= Francis Brannigan =

American engineer

Francis L. Brannigan (October 13, 1918 – January 10, 2006) was a writer and teacher in the field of fire protection engineering. He died in his sleep at his home in Calverton, Maryland, United States, and was interred in Arlington National Cemetery. In his youth, he first enlisted and then was commissioned in the US Navy. While in the Navy, he was assigned to the Panama Canal Army-Navy-Pancanal lock project as chief of fire protection, and created a fire school there to train Navy crews in mass fire fighting tactics . Later, he served as Public Safety Liaison Officer for the US Atomic Energy Commission. As Professor and Director of the Fire Science program at Montgomery College, Rockville, Maryland, he designed a model Fire Science program. He was also a faculty member at the National Fire Academy and at the University of Maryland's Maryland Fire and Rescue Institute. Brannigan was elected a Fellow of the Society of Fire Protection Engineers.

Frank Brannigan was the author of Building Construction for the Fire Service which was in its third edition when he died. The fourth edition had been completed before his death and was published posthumously. Brannigan is primarily recognized for his efforts to increase firefighter safety through education on the dangers of building collapse.

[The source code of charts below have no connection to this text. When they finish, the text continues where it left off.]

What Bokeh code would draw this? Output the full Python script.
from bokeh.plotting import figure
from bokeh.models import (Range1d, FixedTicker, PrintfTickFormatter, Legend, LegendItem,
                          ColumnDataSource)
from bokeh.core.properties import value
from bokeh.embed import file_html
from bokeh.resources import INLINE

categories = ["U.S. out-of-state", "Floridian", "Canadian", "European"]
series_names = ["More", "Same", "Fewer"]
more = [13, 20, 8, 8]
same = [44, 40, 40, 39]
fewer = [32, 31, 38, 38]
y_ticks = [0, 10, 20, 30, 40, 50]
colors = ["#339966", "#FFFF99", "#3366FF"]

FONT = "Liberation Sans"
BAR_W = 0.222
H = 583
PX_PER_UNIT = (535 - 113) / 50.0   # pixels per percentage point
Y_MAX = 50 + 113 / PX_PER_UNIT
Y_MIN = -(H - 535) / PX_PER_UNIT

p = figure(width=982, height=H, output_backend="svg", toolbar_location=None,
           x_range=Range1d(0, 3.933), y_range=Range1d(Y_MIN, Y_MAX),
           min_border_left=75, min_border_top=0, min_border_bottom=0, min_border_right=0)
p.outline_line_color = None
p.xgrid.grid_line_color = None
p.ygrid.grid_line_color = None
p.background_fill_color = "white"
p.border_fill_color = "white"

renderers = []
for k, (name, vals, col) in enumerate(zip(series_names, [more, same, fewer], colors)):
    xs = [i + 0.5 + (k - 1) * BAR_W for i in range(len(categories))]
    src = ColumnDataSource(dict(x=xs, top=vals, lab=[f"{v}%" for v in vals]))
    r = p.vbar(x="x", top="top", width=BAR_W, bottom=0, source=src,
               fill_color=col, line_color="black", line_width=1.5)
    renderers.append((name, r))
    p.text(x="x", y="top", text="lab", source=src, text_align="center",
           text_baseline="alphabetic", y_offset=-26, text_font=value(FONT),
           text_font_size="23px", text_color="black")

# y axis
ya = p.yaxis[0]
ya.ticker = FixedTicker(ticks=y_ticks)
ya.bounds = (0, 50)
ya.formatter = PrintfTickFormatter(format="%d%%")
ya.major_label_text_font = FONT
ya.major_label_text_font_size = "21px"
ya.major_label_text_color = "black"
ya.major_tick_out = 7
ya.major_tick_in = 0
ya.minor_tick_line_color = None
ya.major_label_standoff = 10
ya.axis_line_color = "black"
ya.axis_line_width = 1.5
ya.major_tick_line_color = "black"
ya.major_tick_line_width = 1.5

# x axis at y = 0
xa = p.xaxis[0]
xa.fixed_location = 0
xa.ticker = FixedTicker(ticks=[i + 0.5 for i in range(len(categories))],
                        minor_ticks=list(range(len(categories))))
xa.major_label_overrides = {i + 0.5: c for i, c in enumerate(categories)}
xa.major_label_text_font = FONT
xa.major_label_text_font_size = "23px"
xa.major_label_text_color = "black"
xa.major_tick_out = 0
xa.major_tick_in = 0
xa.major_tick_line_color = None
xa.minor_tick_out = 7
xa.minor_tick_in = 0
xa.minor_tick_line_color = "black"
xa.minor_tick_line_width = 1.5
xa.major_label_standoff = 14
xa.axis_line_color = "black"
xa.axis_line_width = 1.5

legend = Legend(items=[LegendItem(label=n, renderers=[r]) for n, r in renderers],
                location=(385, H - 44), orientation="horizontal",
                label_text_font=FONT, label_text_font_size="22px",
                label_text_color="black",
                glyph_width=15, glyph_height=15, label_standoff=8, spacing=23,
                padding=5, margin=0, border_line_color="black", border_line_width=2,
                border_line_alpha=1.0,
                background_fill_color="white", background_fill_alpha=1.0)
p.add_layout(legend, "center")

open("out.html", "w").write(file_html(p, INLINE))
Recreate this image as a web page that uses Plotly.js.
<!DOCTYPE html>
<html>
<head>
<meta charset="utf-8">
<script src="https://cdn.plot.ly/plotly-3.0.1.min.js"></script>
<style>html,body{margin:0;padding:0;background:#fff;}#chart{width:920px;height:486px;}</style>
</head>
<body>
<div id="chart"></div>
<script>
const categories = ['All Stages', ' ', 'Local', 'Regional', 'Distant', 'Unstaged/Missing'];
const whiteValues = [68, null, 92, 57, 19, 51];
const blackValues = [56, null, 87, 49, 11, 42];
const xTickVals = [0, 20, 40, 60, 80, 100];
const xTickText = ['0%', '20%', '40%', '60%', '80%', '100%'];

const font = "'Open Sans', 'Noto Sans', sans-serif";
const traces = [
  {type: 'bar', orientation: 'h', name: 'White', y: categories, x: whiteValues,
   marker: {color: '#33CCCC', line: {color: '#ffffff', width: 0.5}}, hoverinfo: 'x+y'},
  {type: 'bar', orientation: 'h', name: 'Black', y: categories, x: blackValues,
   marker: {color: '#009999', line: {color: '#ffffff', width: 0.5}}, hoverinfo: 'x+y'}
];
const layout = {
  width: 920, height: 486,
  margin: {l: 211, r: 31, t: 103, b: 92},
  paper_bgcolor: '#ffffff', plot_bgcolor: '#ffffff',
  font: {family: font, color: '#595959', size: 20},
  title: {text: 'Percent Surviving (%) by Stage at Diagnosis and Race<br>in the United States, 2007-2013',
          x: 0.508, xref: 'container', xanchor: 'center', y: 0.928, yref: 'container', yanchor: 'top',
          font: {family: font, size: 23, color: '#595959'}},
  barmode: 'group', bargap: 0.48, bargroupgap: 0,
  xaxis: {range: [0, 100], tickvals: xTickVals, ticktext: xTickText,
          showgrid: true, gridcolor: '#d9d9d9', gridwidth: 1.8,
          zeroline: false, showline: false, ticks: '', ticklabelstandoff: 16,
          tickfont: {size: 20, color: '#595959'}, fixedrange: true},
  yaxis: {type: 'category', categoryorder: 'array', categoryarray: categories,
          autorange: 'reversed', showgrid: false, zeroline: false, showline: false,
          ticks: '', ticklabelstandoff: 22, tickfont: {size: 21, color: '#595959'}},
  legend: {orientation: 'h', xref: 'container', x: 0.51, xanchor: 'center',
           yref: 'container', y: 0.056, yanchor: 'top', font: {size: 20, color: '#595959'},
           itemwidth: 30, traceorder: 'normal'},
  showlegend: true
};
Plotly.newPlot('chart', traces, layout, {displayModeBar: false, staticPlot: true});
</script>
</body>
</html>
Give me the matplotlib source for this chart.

When he began his career in the 1930s there was no systematic treatment of the problem of building collapse in fire. Brannigan brought together the technical and fire communities to create an integrated approach to firefighter safety. He made a strong and conscious effort in all of his writing to use plain language to explain technical concepts, in order to make it more accessible. His efforts have been rewarded in being quoted by such figures as Battalion Chief Arthur Scheuerman, FDNY (Retired) in his analysis of the collapse of the World Trade Center towers. His column in FireRescue Magazine, also titled "Building Construction" ran for many years.

In 1977 the Francis L. Brannigan Instructor of the Year Award was created in his honor. The Award recognizes contributions in Fire, EMS and Rescue training in the state of Maryland. The award is sponsored every year by the Chesapeake Society of Fire and Rescue Instructors and the Maryland Chapter of the International Society of Fire and Rescue Instructors and awarded by the Maryland State Firemen's Association.

Frank Brannigan was also credited as being one of the originators of the concept of a database that tracks firefighter "near misses" and supplements the statistics kept for firefighters killed in the line of duty. His focus for more than 75 years was the reduction of firefighter injury and death.

His son Vincent Brannigan is an attorney and a professor in the University Of Maryland Department of Fire Protection Engineering. His granddaughter Ariana Kelly is a state delegate in Maryland.

Francis L. Brannigan was inducted into the United States Navy Fire & Emergency Services Hall of Fame in August 2010.